▸ INFORMATION PROVIDED

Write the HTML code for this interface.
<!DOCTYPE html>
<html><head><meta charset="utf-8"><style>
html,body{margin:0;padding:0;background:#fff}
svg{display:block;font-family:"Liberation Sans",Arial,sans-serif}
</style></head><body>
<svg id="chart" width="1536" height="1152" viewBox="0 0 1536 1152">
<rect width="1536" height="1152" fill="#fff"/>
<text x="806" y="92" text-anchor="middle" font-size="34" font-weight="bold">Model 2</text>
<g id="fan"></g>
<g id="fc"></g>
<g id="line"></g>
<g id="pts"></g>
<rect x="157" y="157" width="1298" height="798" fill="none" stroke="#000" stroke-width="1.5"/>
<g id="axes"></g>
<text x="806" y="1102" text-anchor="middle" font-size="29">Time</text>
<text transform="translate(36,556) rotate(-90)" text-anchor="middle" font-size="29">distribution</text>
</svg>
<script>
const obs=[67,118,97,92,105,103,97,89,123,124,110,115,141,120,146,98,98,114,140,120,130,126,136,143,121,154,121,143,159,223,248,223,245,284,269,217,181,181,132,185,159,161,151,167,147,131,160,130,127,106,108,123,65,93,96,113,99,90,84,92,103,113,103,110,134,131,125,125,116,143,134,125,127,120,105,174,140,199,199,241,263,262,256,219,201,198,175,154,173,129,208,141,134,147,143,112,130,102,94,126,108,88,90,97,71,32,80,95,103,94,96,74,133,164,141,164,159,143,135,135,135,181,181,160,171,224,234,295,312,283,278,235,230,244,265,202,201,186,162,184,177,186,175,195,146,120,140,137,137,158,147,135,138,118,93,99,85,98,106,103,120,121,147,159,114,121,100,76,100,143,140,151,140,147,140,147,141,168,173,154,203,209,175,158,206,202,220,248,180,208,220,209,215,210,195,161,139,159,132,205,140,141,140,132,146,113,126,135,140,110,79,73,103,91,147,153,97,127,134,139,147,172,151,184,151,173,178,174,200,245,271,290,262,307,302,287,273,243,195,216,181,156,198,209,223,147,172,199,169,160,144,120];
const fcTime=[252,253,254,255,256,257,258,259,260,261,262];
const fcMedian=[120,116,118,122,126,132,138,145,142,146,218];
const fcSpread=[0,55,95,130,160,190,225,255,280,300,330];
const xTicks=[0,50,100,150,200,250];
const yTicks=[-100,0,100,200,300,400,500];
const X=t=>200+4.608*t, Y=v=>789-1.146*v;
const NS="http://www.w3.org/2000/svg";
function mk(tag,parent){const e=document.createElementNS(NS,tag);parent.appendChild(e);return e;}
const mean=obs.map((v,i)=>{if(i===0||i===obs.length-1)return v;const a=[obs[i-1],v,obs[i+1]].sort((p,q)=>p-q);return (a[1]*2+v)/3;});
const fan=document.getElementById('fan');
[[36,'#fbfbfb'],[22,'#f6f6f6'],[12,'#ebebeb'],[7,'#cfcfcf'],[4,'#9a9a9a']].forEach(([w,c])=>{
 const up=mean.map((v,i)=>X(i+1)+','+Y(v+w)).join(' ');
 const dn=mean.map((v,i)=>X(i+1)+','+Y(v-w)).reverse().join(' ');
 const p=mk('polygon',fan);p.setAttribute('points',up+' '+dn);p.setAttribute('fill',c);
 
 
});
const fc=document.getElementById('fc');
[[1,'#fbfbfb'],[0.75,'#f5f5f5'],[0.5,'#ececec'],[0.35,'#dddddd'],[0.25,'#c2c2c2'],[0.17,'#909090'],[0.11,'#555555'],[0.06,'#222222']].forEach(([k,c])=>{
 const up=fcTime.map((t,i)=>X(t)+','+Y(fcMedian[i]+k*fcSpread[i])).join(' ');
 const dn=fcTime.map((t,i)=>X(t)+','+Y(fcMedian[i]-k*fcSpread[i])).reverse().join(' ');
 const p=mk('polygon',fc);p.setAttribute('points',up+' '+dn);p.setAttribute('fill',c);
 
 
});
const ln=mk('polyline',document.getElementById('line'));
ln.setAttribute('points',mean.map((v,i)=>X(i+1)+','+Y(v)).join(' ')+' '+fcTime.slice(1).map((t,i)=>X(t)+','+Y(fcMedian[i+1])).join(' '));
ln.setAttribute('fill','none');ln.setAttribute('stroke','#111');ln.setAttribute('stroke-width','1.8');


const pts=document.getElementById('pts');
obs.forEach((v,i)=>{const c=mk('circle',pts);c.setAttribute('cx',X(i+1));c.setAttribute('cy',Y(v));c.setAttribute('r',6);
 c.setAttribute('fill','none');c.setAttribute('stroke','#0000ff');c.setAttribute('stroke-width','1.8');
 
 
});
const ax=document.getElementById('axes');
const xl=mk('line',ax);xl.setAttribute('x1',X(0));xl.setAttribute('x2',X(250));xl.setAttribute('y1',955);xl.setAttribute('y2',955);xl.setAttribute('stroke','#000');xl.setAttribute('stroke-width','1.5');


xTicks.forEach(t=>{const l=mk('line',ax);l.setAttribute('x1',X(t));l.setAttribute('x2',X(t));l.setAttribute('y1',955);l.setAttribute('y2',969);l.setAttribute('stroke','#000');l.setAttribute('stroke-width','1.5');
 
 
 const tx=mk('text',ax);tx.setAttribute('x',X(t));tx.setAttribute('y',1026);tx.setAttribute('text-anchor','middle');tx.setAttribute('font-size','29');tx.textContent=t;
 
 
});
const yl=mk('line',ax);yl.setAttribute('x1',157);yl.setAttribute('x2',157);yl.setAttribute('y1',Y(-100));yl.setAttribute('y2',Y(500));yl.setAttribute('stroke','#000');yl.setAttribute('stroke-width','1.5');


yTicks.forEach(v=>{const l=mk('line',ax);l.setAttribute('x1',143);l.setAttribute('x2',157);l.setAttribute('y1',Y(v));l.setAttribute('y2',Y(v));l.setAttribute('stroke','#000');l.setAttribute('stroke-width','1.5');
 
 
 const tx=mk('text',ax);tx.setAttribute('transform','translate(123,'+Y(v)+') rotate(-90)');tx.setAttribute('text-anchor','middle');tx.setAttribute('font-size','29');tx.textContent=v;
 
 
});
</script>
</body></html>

▸ PROBLEM DETAILS
Output all of the material, please, exactly as it stands.

▸ THE RESPONSE
Write the HTML code for this interface.
<!DOCTYPE html>
<html><head><meta charset="utf-8"><style>
html,body{margin:0;padding:0;background:#fff}
svg{display:block;font-family:"Liberation Sans",Arial,sans-serif}
</style></head><body>
<svg id="chart" width="1536" height="1152" viewBox="0 0 1536 1152">
<rect width="1536" height="1152" fill="#fff"/>
<text x="806" y="92" text-anchor="middle" font-size="34" font-weight="bold">Model 2</text>
<g id="fan"></g>
<g id="fc"></g>
<g id="line"></g>
<g id="pts"></g>
<rect x="157" y="157" width="1298" height="798" fill="none" stroke="#000" stroke-width="1.5"/>
<g id="axes"></g>
<text x="806" y="1102" text-anchor="middle" font-size="29">Time</text>
<text transform="translate(36,556) rotate(-90)" text-anchor="middle" font-size="29">distribution</text>
</svg>
<script>
const obs=[67,118,97,92,105,103,97,89,123,124,110,115,141,120,146,98,98,114,140,120,130,126,136,143,121,154,121,143,159,223,248,223,245,284,269,217,181,181,132,185,159,161,151,167,147,131,160,130,127,106,108,123,65,93,96,113,99,90,84,92,103,113,103,110,134,131,125,125,116,143,134,125,127,120,105,174,140,199,199,241,263,262,256,219,201,198,175,154,173,129,208,141,134,147,143,112,130,102,94,126,108,88,90,97,71,32,80,95,103,94,96,74,133,164,141,164,159,143,135,135,135,181,181,160,171,224,234,295,312,283,278,235,230,244,265,202,201,186,162,184,177,186,175,195,146,120,140,137,137,158,147,135,138,118,93,99,85,98,106,103,120,121,147,159,114,121,100,76,100,143,140,151,140,147,140,147,141,168,173,154,203,209,175,158,206,202,220,248,180,208,220,209,215,210,195,161,139,159,132,205,140,141,140,132,146,113,126,135,140,110,79,73,103,91,147,153,97,127,134,139,147,172,151,184,151,173,178,174,200,245,271,290,262,307,302,287,273,243,195,216,181,156,198,209,223,147,172,199,169,160,144,120];
const fcTime=[252,253,254,255,256,257,258,259,260,261,262];
const fcMedian=[120,116,118,122,126,132,138,145,142,146,218];
const fcSpread=[0,55,95,130,160,190,225,255,280,300,330];
const xTicks=[0,50,100,150,200,250];
const yTicks=[-100,0,100,200,300,400,500];
const X=t=>200+4.608*t, Y=v=>789-1.146*v;
const NS="http://www.w3.org/2000/svg";
function mk(tag,parent){const e=document.createElementNS(NS,tag);parent.appendChild(e);return e;}
const mean=obs.map((v,i)=>{if(i===0||i===obs.length-1)return v;const a=[obs[i-1],v,obs[i+1]].sort((p,q)=>p-q);return (a[1]*2+v)/3;});
const fan=document.getElementById('fan');
[[36,'#fbfbfb'],[22,'#f6f6f6'],[12,'#ebebeb'],[7,'#cfcfcf'],[4,'#9a9a9a']].forEach(([w,c])=>{
 const up=mean.map((v,i)=>X(i+1)+','+Y(v+w)).join(' ');
 const dn=mean.map((v,i)=>X(i+1)+','+Y(v-w)).reverse().join(' ');
 const p=mk('polygon',fan);p.setAttribute('points',up+' '+dn);p.setAttribute('fill',c);
 
 
});
const fc=document.getElementById('fc');
[[1,'#fbfbfb'],[0.75,'#f5f5f5'],[0.5,'#ececec'],[0.35,'#dddddd'],[0.25,'#c2c2c2'],[0.17,'#909090'],[0.11,'#555555'],[0.06,'#222222']].forEach(([k,c])=>{
 const up=fcTime.map((t,i)=>X(t)+','+Y(fcMedian[i]+k*fcSpread[i])).join(' ');
 const dn=fcTime.map((t,i)=>X(t)+','+Y(fcMedian[i]-k*fcSpread[i])).reverse().join(' ');
 const p=mk('polygon',fc);p.setAttribute('points',up+' '+dn);p.setAttribute('fill',c);
 
 
});
const ln=mk('polyline',document.getElementById('line'));
ln.setAttribute('points',mean.map((v,i)=>X(i+1)+','+Y(v)).join(' ')+' '+fcTime.slice(1).map((t,i)=>X(t)+','+Y(fcMedian[i+1])).join(' '));
ln.setAttribute('fill','none');ln.setAttribute('stroke','#111');ln.setAttribute('stroke-width','1.8');


const pts=document.getElementById('pts');
obs.forEach((v,i)=>{const c=mk('circle',pts);c.setAttribute('cx',X(i+1));c.setAttribute('cy',Y(v));c.setAttribute('r',6);
 c.setAttribute('fill','none');c.setAttribute('stroke','#0000ff');c.setAttribute('stroke-width','1.8');
 
 
});
const ax=document.getElementById('axes');
const xl=mk('line',ax);xl.setAttribute('x1',X(0));xl.setAttribute('x2',X(250));xl.setAttribute('y1',955);xl.setAttribute('y2',955);xl.setAttribute('stroke','#000');xl.setAttribute('stroke-width','1.5');


xTicks.forEach(t=>{const l=mk('line',ax);l.setAttribute('x1',X(t));l.setAttribute('x2',X(t));l.setAttribute('y1',955);l.setAttribute('y2',969);l.setAttribute('stroke','#000');l.setAttribute('stroke-width','1.5');
 
 
 const tx=mk('text',ax);tx.setAttribute('x',X(t));tx.setAttribute('y',1026);tx.setAttribute('text-anchor','middle');tx.setAttribute('font-size','29');tx.textContent=t;
 
 
});
const yl=mk('line',ax);yl.setAttribute('x1',157);yl.setAttribute('x2',157);yl.setAttribute('y1',Y(-100));yl.setAttribute('y2',Y(500));yl.setAttribute('stroke','#000');yl.setAttribute('stroke-width','1.5');


yTicks.forEach(v=>{const l=mk('line',ax);l.setAttribute('x1',143);l.setAttribute('x2',157);l.setAttribute('y1',Y(v));l.setAttribute('y2',Y(v));l.setAttribute('stroke','#000');l.setAttribute('stroke-width','1.5');
 
 
 const tx=mk('text',ax);tx.setAttribute('transform','translate(123,'+Y(v)+') rotate(-90)');tx.setAttribute('text-anchor','middle');tx.setAttribute('font-size','29');tx.textContent=v;
 
 
});
</script>
</body></html>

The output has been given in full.